Written instruction -> Exactly as written, quote every line that follows, skipping the images.

Data entries ->
◇ ◇ ◇ ◇ ◇ ◇ ◇

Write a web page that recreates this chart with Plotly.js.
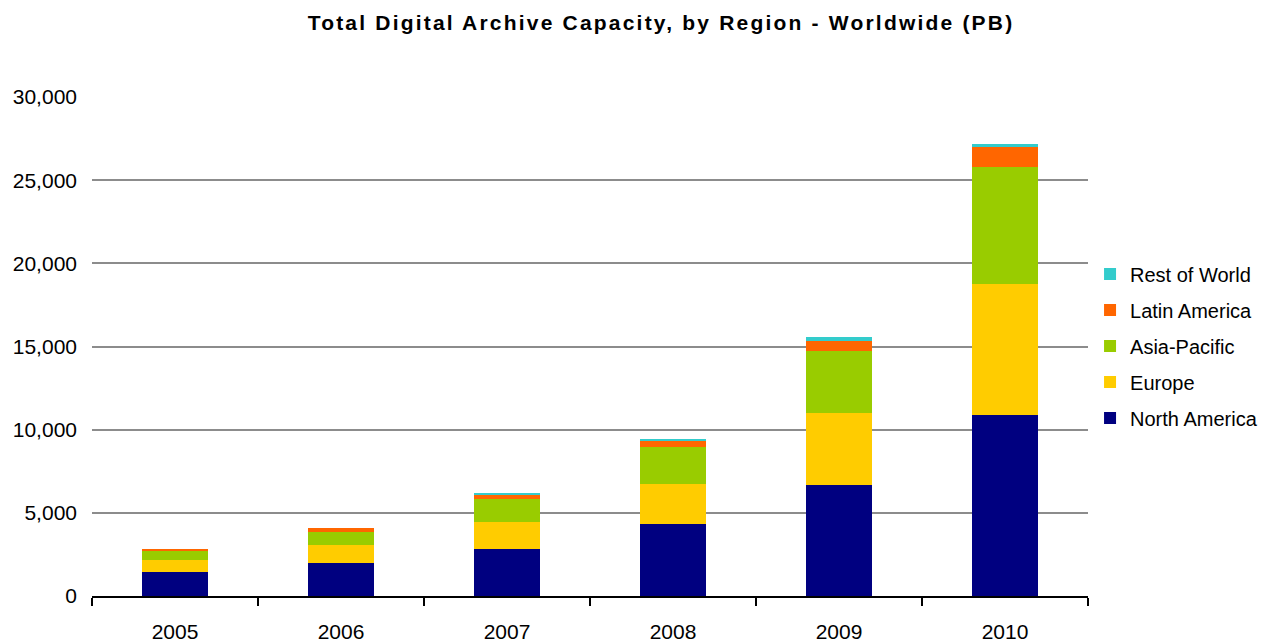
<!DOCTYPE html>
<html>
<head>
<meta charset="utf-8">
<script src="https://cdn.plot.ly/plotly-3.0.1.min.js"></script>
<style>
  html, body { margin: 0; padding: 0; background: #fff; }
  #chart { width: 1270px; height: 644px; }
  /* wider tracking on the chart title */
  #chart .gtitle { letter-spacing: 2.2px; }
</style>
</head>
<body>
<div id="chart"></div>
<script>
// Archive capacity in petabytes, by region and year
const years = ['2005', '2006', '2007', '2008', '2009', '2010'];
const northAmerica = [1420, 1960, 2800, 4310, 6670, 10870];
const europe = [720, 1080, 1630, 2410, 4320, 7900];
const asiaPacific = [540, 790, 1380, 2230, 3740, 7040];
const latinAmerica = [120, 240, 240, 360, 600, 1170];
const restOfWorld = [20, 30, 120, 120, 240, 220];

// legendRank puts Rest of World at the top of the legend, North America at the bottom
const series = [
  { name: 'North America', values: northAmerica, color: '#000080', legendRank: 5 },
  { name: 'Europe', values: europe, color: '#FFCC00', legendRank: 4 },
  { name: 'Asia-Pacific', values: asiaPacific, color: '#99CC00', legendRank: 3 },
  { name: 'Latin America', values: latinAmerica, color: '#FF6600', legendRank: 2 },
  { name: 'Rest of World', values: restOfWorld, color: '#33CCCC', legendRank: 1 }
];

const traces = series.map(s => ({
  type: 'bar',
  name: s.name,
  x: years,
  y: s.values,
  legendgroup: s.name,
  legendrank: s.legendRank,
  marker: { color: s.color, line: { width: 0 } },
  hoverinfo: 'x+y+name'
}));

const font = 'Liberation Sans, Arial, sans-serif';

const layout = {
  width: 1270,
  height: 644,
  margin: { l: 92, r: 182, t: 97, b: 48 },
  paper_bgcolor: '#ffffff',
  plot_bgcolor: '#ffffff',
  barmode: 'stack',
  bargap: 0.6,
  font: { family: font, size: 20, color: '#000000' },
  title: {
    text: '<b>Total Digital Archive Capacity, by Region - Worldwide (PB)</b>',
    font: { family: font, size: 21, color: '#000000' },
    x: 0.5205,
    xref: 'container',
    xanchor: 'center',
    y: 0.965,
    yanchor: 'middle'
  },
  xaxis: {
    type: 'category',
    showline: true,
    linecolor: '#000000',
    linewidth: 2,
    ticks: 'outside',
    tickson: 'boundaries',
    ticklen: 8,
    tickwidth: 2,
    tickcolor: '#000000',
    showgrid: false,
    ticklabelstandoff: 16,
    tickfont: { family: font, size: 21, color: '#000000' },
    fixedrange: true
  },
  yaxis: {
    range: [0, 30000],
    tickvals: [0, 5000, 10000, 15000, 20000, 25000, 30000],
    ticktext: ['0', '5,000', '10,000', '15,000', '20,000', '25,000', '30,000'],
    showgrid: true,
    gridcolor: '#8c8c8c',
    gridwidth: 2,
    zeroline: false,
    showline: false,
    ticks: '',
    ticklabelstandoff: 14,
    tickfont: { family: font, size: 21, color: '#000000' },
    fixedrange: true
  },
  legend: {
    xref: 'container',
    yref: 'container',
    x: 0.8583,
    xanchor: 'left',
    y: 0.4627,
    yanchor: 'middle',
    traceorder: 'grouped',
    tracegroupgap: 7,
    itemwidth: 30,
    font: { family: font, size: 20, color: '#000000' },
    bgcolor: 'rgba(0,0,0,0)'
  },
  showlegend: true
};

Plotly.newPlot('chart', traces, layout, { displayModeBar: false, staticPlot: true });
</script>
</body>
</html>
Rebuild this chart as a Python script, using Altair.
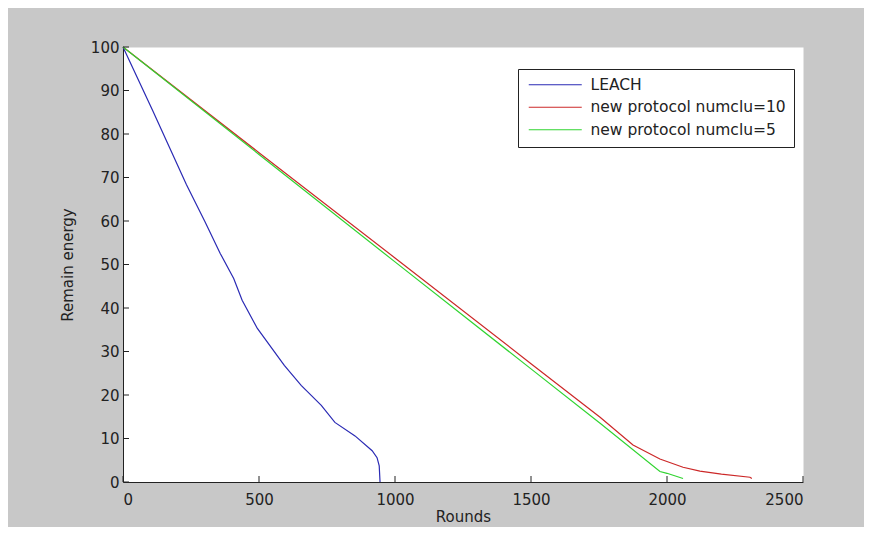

◇ ◇ ◇ ◇ ◇ ◇ ◇

Solved problem ->
Write a web page that recreates this chart with Plotly.js.
<!DOCTYPE html>
<html>
<head>
<meta charset="utf-8">
<script src="https://cdn.plot.ly/plotly-3.0.1.min.js"></script>
<style>
  html, body { margin: 0; padding: 0; background: #fff; }
  #chart { width: 1270px; height: 644px; }
  /* wider tracking on the chart title */
  #chart .gtitle { letter-spacing: 2.2px; }
</style>
</head>
<body>
<div id="chart"></div>
<script>
// Archive capacity in petabytes, by region and year
const years = ['2005', '2006', '2007', '2008', '2009', '2010'];
const northAmerica = [1420, 1960, 2800, 4310, 6670, 10870];
const europe = [720, 1080, 1630, 2410, 4320, 7900];
const asiaPacific = [540, 790, 1380, 2230, 3740, 7040];
const latinAmerica = [120, 240, 240, 360, 600, 1170];
const restOfWorld = [20, 30, 120, 120, 240, 220];

// legendRank puts Rest of World at the top of the legend, North America at the bottom
const series = [
  { name: 'North America', values: northAmerica, color: '#000080', legendRank: 5 },
  { name: 'Europe', values: europe, color: '#FFCC00', legendRank: 4 },
  { name: 'Asia-Pacific', values: asiaPacific, color: '#99CC00', legendRank: 3 },
  { name: 'Latin America', values: latinAmerica, color: '#FF6600', legendRank: 2 },
  { name: 'Rest of World', values: restOfWorld, color: '#33CCCC', legendRank: 1 }
];

const traces = series.map(s => ({
  type: 'bar',
  name: s.name,
  x: years,
  y: s.values,
  legendgroup: s.name,
  legendrank: s.legendRank,
  marker: { color: s.color, line: { width: 0 } },
  hoverinfo: 'x+y+name'
}));

const font = 'Liberation Sans, Arial, sans-serif';

const layout = {
  width: 1270,
  height: 644,
  margin: { l: 92, r: 182, t: 97, b: 48 },
  paper_bgcolor: '#ffffff',
  plot_bgcolor: '#ffffff',
  barmode: 'stack',
  bargap: 0.6,
  font: { family: font, size: 20, color: '#000000' },
  title: {
    text: '<b>Total Digital Archive Capacity, by Region - Worldwide (PB)</b>',
    font: { family: font, size: 21, color: '#000000' },
    x: 0.5205,
    xref: 'container',
    xanchor: 'center',
    y: 0.965,
    yanchor: 'middle'
  },
  xaxis: {
    type: 'category',
    showline: true,
    linecolor: '#000000',
    linewidth: 2,
    ticks: 'outside',
    tickson: 'boundaries',
    ticklen: 8,
    tickwidth: 2,
    tickcolor: '#000000',
    showgrid: false,
    ticklabelstandoff: 16,
    tickfont: { family: font, size: 21, color: '#000000' },
    fixedrange: true
  },
  yaxis: {
    range: [0, 30000],
    tickvals: [0, 5000, 10000, 15000, 20000, 25000, 30000],
    ticktext: ['0', '5,000', '10,000', '15,000', '20,000', '25,000', '30,000'],
    showgrid: true,
    gridcolor: '#8c8c8c',
    gridwidth: 2,
    zeroline: false,
    showline: false,
    ticks: '',
    ticklabelstandoff: 14,
    tickfont: { family: font, size: 21, color: '#000000' },
    fixedrange: true
  },
  legend: {
    xref: 'container',
    yref: 'container',
    x: 0.8583,
    xanchor: 'left',
    y: 0.4627,
    yanchor: 'middle',
    traceorder: 'grouped',
    tracegroupgap: 7,
    itemwidth: 30,
    font: { family: font, size: 20, color: '#000000' },
    bgcolor: 'rgba(0,0,0,0)'
  },
  showlegend: true
};

Plotly.newPlot('chart', traces, layout, { displayModeBar: false, staticPlot: true });
</script>
</body>
</html>
Rebuild this chart as a Python script, using Altair.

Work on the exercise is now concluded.